▶ _WHAT THE EXERCISE ASKS_
Reproduce exactly, and only, the lines of the material below running from the line bearing "Generate a Python" through the line bearing "import seaborn as sns". Leave any pictures out.

▶ _SUPPLIED INFORMATION_
>> START

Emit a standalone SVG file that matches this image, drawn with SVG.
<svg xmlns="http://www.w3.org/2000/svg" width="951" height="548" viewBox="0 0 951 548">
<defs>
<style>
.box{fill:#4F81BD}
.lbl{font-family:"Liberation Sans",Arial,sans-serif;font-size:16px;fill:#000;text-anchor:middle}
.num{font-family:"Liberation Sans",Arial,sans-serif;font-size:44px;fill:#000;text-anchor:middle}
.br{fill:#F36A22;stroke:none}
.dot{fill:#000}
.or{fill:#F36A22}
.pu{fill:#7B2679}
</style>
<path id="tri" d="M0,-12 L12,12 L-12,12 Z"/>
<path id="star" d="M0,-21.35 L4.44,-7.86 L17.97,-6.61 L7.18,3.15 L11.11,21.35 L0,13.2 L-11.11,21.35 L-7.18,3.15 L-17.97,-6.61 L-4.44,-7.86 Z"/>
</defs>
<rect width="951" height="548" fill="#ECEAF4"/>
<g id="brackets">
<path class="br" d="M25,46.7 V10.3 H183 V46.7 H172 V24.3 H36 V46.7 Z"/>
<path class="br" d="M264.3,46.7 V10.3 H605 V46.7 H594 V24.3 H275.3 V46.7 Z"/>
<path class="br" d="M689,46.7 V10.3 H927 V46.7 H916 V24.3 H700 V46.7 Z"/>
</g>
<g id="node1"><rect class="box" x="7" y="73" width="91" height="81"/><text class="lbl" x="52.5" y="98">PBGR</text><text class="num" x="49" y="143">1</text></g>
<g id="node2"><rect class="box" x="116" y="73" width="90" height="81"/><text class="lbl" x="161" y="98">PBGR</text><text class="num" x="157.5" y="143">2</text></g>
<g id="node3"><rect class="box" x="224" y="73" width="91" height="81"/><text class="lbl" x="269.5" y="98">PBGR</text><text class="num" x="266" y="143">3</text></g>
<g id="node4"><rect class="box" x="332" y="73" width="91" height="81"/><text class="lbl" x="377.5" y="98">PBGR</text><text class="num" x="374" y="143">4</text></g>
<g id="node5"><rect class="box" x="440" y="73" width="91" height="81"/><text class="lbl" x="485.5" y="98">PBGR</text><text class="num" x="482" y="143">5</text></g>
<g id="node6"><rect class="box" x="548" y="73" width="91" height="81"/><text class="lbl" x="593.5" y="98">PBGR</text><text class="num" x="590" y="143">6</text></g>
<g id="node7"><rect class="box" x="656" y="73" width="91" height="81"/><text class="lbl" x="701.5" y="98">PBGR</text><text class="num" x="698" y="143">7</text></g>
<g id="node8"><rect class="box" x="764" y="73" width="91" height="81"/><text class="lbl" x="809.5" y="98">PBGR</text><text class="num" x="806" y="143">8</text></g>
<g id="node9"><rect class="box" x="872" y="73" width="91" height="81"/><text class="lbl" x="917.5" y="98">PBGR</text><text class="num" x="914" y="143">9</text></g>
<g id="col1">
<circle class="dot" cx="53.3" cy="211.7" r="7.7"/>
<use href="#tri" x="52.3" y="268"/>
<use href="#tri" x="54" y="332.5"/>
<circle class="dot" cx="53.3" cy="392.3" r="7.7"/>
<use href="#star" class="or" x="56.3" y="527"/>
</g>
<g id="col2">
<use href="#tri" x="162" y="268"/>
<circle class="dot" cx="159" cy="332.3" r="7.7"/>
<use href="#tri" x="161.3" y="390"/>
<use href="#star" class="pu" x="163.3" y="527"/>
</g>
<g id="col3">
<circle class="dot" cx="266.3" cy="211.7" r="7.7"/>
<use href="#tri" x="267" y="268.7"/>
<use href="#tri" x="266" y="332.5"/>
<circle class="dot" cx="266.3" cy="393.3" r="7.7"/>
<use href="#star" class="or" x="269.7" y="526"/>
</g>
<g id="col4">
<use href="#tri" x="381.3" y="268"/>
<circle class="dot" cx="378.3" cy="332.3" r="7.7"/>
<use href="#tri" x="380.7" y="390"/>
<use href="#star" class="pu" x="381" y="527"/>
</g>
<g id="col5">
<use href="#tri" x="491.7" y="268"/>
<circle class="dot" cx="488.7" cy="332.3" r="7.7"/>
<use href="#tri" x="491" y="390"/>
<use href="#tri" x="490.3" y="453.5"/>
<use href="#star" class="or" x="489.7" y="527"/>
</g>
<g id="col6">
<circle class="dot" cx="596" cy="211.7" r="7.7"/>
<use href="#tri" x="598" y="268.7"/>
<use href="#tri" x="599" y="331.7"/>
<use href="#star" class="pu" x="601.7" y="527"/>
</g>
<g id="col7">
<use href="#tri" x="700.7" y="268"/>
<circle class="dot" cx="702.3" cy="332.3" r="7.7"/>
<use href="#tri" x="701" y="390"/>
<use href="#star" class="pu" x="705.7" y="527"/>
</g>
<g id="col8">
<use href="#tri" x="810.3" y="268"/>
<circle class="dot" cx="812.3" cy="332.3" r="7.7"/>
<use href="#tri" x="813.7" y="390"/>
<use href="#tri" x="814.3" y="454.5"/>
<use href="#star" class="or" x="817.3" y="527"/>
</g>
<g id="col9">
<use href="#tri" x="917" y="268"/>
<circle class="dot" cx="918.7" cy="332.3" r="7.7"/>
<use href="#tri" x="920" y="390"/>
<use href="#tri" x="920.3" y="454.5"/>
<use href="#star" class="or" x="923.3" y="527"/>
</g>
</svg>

>> END
>> START

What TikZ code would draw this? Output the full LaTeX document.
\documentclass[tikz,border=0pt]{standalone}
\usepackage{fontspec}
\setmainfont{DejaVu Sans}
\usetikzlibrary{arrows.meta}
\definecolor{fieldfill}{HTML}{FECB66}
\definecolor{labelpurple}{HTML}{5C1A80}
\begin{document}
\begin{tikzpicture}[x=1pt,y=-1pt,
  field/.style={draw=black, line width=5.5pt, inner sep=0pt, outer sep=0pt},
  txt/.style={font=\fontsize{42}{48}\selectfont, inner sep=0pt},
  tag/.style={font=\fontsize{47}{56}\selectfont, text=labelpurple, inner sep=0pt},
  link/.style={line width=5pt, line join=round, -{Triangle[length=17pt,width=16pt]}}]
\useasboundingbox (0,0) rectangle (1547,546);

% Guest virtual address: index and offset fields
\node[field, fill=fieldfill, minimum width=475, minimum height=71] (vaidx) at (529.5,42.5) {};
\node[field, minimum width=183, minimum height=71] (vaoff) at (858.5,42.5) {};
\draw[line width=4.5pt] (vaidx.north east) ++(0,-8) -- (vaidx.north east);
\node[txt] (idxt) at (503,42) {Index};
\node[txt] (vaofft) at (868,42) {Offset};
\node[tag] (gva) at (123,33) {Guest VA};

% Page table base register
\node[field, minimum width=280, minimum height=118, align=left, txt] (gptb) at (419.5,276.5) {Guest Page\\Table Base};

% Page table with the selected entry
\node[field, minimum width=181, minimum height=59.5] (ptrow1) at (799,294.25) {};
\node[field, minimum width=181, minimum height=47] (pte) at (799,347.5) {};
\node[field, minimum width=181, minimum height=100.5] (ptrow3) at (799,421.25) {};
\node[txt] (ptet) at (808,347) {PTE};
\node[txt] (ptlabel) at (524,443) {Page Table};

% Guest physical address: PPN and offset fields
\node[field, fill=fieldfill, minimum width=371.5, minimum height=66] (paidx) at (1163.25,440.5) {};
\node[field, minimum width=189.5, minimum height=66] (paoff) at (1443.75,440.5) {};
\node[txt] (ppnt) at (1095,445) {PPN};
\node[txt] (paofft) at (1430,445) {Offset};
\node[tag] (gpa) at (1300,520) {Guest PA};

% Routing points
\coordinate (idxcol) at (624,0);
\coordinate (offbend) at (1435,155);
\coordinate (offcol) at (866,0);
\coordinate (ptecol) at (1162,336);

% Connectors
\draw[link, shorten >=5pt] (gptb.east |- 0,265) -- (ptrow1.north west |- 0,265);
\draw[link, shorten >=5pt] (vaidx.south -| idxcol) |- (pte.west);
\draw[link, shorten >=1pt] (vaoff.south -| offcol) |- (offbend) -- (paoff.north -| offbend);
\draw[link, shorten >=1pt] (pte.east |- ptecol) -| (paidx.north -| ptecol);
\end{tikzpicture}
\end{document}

>> END
>> START

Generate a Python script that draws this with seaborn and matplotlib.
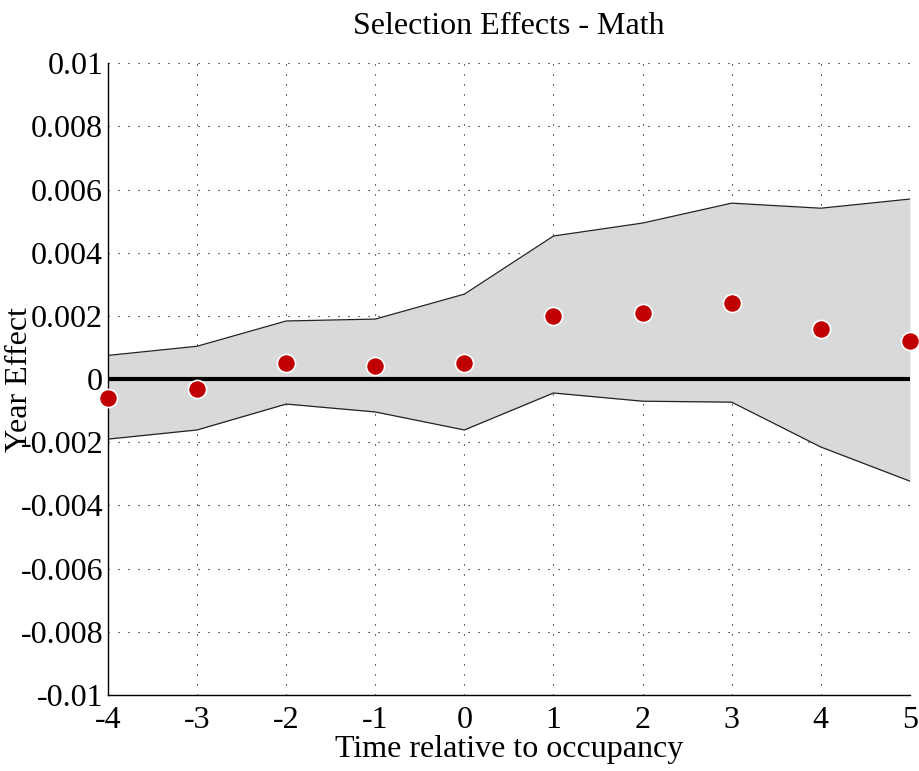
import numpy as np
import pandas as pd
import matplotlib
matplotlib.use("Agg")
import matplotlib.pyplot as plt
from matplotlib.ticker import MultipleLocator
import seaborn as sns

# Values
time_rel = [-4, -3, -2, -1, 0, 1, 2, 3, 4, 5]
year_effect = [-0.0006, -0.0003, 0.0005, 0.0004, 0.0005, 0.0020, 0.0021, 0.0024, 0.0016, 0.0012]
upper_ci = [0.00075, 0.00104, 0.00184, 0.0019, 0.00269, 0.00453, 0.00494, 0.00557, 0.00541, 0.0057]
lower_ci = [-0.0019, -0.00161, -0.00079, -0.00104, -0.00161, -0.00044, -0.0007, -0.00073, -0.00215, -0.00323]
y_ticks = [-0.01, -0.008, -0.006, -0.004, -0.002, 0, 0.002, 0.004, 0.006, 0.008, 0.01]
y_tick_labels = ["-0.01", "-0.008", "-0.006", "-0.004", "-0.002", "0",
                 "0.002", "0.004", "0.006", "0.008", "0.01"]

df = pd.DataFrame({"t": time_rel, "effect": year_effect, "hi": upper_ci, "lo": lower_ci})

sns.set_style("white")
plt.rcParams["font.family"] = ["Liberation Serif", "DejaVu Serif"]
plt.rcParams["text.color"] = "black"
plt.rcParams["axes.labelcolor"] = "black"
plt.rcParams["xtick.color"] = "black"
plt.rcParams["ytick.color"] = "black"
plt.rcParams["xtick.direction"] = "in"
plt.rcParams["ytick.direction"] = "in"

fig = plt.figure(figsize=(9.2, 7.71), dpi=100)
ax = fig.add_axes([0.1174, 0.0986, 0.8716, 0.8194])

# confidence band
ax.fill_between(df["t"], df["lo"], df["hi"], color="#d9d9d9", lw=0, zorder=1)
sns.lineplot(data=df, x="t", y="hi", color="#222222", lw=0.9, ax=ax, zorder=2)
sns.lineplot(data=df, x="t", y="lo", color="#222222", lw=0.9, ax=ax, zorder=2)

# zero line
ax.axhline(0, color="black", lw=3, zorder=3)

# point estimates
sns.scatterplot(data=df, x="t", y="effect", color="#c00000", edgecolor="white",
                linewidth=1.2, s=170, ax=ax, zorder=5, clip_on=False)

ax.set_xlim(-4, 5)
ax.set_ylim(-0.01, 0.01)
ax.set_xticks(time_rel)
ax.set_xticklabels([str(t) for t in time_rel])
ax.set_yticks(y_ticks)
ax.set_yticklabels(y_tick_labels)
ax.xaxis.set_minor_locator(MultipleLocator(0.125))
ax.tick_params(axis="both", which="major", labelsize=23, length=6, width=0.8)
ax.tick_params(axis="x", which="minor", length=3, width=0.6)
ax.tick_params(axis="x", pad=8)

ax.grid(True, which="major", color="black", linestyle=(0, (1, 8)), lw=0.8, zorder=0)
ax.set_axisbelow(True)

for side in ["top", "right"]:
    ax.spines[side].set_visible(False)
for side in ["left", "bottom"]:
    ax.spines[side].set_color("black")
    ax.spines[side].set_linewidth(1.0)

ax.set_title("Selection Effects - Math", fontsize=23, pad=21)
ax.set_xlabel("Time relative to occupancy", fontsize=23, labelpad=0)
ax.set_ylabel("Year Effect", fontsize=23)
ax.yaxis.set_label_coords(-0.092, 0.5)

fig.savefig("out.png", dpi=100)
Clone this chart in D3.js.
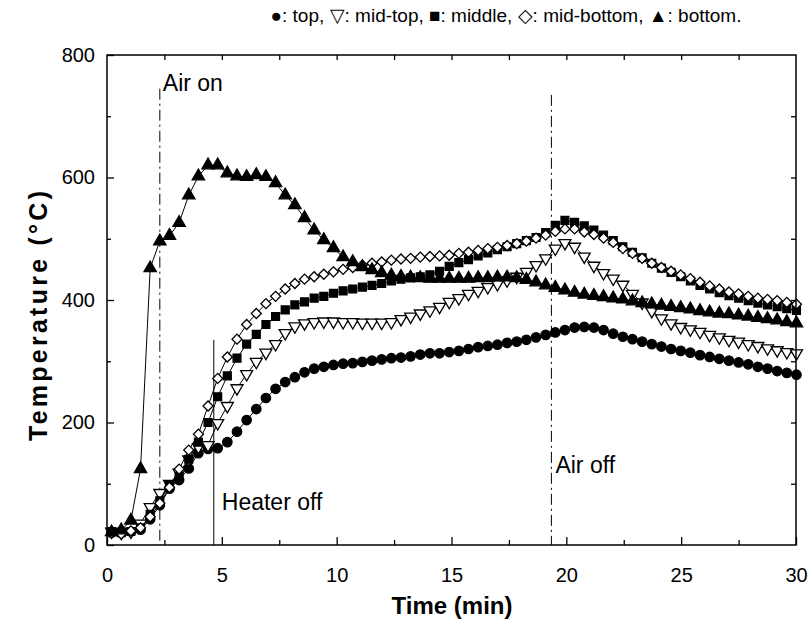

>> END

▶ _COMPLETE ANSWER_
Generate a Python script that draws this with seaborn and matplotlib.
import numpy as np
import pandas as pd
import matplotlib
matplotlib.use("Agg")
import matplotlib.pyplot as plt
from matplotlib.ticker import MultipleLocator
import seaborn as sns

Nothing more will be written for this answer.